ディレクトリサービスの設計が完了したら、配備フェーズに進みます。配備フェーズは、次の段階から構成されます。

ディレクトリの試験

配備フェーズの最初の段階では、サーバーのインスタンスを試験的にインストールし、サービスがユーザーの負荷を処理できるかどうかをテストします。サービスが適切でない場合は、設計を調整してパイロットテストを繰り返します。自信を持って全社的に導入できるような堅牢なサービスが完成するまで、設計を調整します。

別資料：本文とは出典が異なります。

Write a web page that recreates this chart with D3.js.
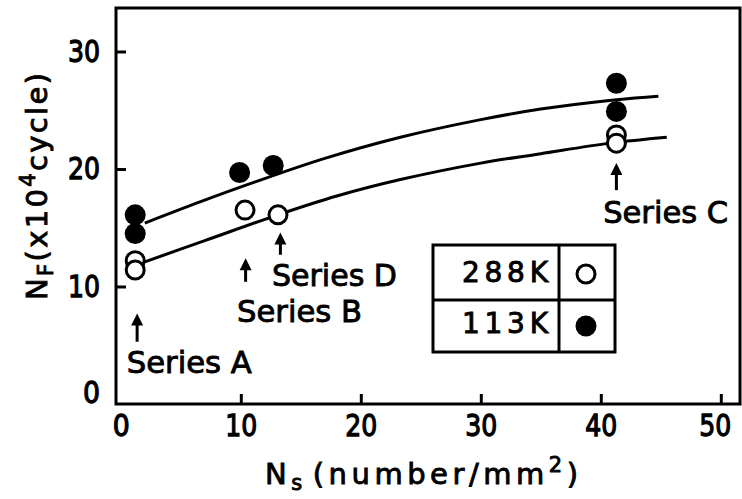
<!DOCTYPE html>
<html><head><meta charset="utf-8">
<script src="https://cdn.jsdelivr.net/npm/d3@7"></script>
<style>body{margin:0;background:#fff}svg{display:block}text{font-family:"DejaVu Sans",sans-serif;fill:#000}</style>
</head><body><svg id="c" width="742" height="499"></svg>
<script>
// ---- data ----
const xTicks = [0, 10, 20, 30, 40, 50];
const yTicks = [0, 10, 20, 30];
// 288K open circles
const openX = [1.2, 1.2, 10.35, 13.1, 41.3, 41.3];
const openY = [12.2, 11.4, 16.5, 16.1, 22.9, 22.2];
// 113K filled circles
const filledX = [1.2, 1.2, 9.9, 12.7, 41.3, 41.3];
const filledY = [16.1, 14.5, 19.7, 20.3, 27.3, 24.9];
// fitted curves
const curve113X = [2.0, 6.6, 11.2, 17, 23.3, 30, 35, 41.3, 44.8];
const curve113Y = [15.4, 17.2, 18.9, 20.9, 22.7, 24.2, 25.1, 25.9, 26.2];
const curve288X = [2.0, 7, 13.1, 18, 23.3, 30, 35, 40.8, 45.5];
const curve288Y = [12.1, 13.9, 16.1, 17.7, 19.1, 20.5, 21.3, 22.2, 22.7];
// annotations
const annLabels = ["Series A", "Series B", "Series D", "Series C"];
const annArrowX = [1.36, 10.4, 13.3, 41.3];
const annTipY = [7.7, 12.4, 14.6, 20.5];
const annTailY = [5.3, 10.4, 12.7, 18.2];
const annTextX = [0.5, 20.1, 12.6, 40.2];
const annTextY = [2.6, 7.0, 10.0, 15.4];
const annAnchor = ["start", "end", "start", "start"];
const legendLabels = ["288K", "113K"];

// ---- scales ----
const svg = d3.select("#c");
const x = d3.scaleLinear().domain([-0.4, 51.6]).range([116, 740]);
const y = d3.scaleLinear().domain([0, 33.7]).range([404, 8]);

// frame
svg.append("rect").attr("x", x(-0.4)).attr("y", y(33.7))
  .attr("width", x(51.6) - x(-0.4)).attr("height", y(0) - y(33.7))
  .attr("fill", "none").attr("stroke", "#000").attr("stroke-width", 3);

// axes
const gx = svg.append("g").attr("transform", `translate(0,${y(0)})`)
  .call(d3.axisBottom(x).tickValues(xTicks).tickSize(-10).tickPadding(10).tickFormat(d3.format("d")));
const gy = svg.append("g").attr("transform", `translate(${x(-0.4)},0)`)
  .call(d3.axisLeft(y).tickValues(yTicks).tickSize(-10).tickPadding(16).tickFormat(d3.format("d")));
[gx, gy].forEach(g => {
  g.select(".domain").remove();
  g.selectAll(".tick line").attr("stroke", "#000").attr("stroke-width", 3);
  g.selectAll(".tick text").attr("font-size", 31).attr("font-family", "DejaVu Sans")
    .attr("fill", "#000").attr("stroke", "#000").attr("stroke-width", 1.3)
    .attr("textLength", d => d === 0 ? 17 : 32).attr("lengthAdjust", "spacingAndGlyphs");
});
gx.selectAll(".tick line").filter(d => d === 0).remove();
gy.selectAll(".tick line").filter(d => d === 0).remove();
gy.selectAll(".tick text").filter(d => d === 0).attr("dy", "-0.05em");
gx.selectAll(".tick text").filter(d => d === 50).attr("dx", -6);

// curves
const line = d3.line().x(d => x(d[0])).y(d => y(d[1])).curve(d3.curveCatmullRom);
svg.append("path").datum(curve113X.map((v, i) => [v, curve113Y[i]]))
  .attr("d", line).attr("fill", "none").attr("stroke", "#000").attr("stroke-width", 3);
svg.append("path").datum(curve288X.map((v, i) => [v, curve288Y[i]]))
  .attr("d", line).attr("fill", "none").attr("stroke", "#000").attr("stroke-width", 3);

// points
svg.append("g").selectAll("circle").data(openX.map((v, i) => [v, openY[i]])).join("circle")
  .attr("cx", d => x(d[0])).attr("cy", d => y(d[1])).attr("r", 9)
  .attr("fill", "#fff").attr("stroke", "#000").attr("stroke-width", 3);
svg.append("g").selectAll("circle").data(filledX.map((v, i) => [v, filledY[i]])).join("circle")
  .attr("cx", d => x(d[0])).attr("cy", d => y(d[1])).attr("r", 10.5).attr("fill", "#000");

// annotations
annLabels.forEach((t, i) => {
  const ax = x(annArrowX[i]), y1 = y(annTipY[i]), y2 = y(annTailY[i]);
  svg.append("line").attr("x1", ax).attr("x2", ax).attr("y1", y1 + 6).attr("y2", y2)
    .attr("stroke", "#000").attr("stroke-width", 3);
  svg.append("path").attr("d", `M${ax},${y1} L${ax - 6},${y1 + 12} L${ax + 6},${y1 + 12} Z`).attr("fill", "#000");
  svg.append("text").attr("x", x(annTextX[i])).attr("y", y(annTextY[i]))
    .attr("text-anchor", annAnchor[i]).attr("font-size", 31)
    .attr("stroke", "#000").attr("stroke-width", 0.9)
    .attr("textLength", 125).attr("lengthAdjust", "spacingAndGlyphs").text(t);
});

// legend table
const lg = svg.append("g");
lg.append("rect").attr("x", 433).attr("y", 245).attr("width", 182).attr("height", 107)
  .attr("fill", "#fff").attr("stroke", "#000").attr("stroke-width", 3);
lg.append("line").attr("x1", 433).attr("x2", 615).attr("y1", 300).attr("y2", 300).attr("stroke", "#000").attr("stroke-width", 3);
lg.append("line").attr("x1", 559).attr("x2", 559).attr("y1", 245).attr("y2", 352).attr("stroke", "#000").attr("stroke-width", 3);
legendLabels.forEach((t, i) => {
  lg.append("text").attr("x", 462).attr("y", 282 + i * 51).attr("font-size", 28)
    .attr("stroke", "#000").attr("stroke-width", 0.9)
    .attr("textLength", 86).attr("lengthAdjust", "spacing").text(t);
});
lg.append("circle").attr("cx", 586).attr("cy", 274).attr("r", 9).attr("fill", "#fff").attr("stroke", "#000").attr("stroke-width", 3);
lg.append("circle").attr("cx", 586).attr("cy", 326).attr("r", 10.5).attr("fill", "#000");

// axis titles
const xt = svg.append("text").attr("x", 265).attr("y", 484).attr("font-size", 29)
  .attr("stroke", "#000").attr("stroke-width", 0.9)
  .attr("textLength", 313).attr("lengthAdjust", "spacing");
xt.append("tspan").text("N");
xt.append("tspan").attr("font-size", 21).attr("dy", 6).text("s");
xt.append("tspan").attr("dy", -6).attr("dx", 6).text("(number/mm");
xt.append("tspan").attr("font-size", 21).attr("dy", -12).text("2");
xt.append("tspan").attr("dy", 12).text(")");

const yt = svg.append("text").attr("transform", "translate(47,300) rotate(-90)").attr("font-size", 29)
  .attr("stroke", "#000").attr("stroke-width", 0.9)
  .attr("textLength", 227).attr("lengthAdjust", "spacing");
yt.append("tspan").text("N");
yt.append("tspan").attr("font-size", 21).attr("dy", 6).text("F");
yt.append("tspan").attr("dy", -6).text("(x10");
yt.append("tspan").attr("font-size", 21).attr("dy", -12).text("4");
yt.append("tspan").attr("dy", 12).text("cycle)");
</script></body></html>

試験的なディレクトリ作成と実装の概要については、『Understanding and Deploying LDAP Directory Services』 (T. Howes、M. Smith、G. Good 著、Macmillan Technical Publishing 発行、1999 年) を参照してください。

運用環境へのディレクトリの配備

パイロットテストを実施して、サービスを調整したら、ディレクトリサービスを試験的な配備から実際の運用環境に配備する計画を立て、それを実行します。次のような内容の運用計画を作成します。

  • 必要なリソースの見積もり
  • サーバーをインストールする前に実行しておくべき作業
  • 達成すべき事柄と作業日程
  • 配備が成功したかどうかを測定するための一連の基準

ディレクトリの管理と保守については、『Sun ONE Directory Server 管理ガイド』を参照してください。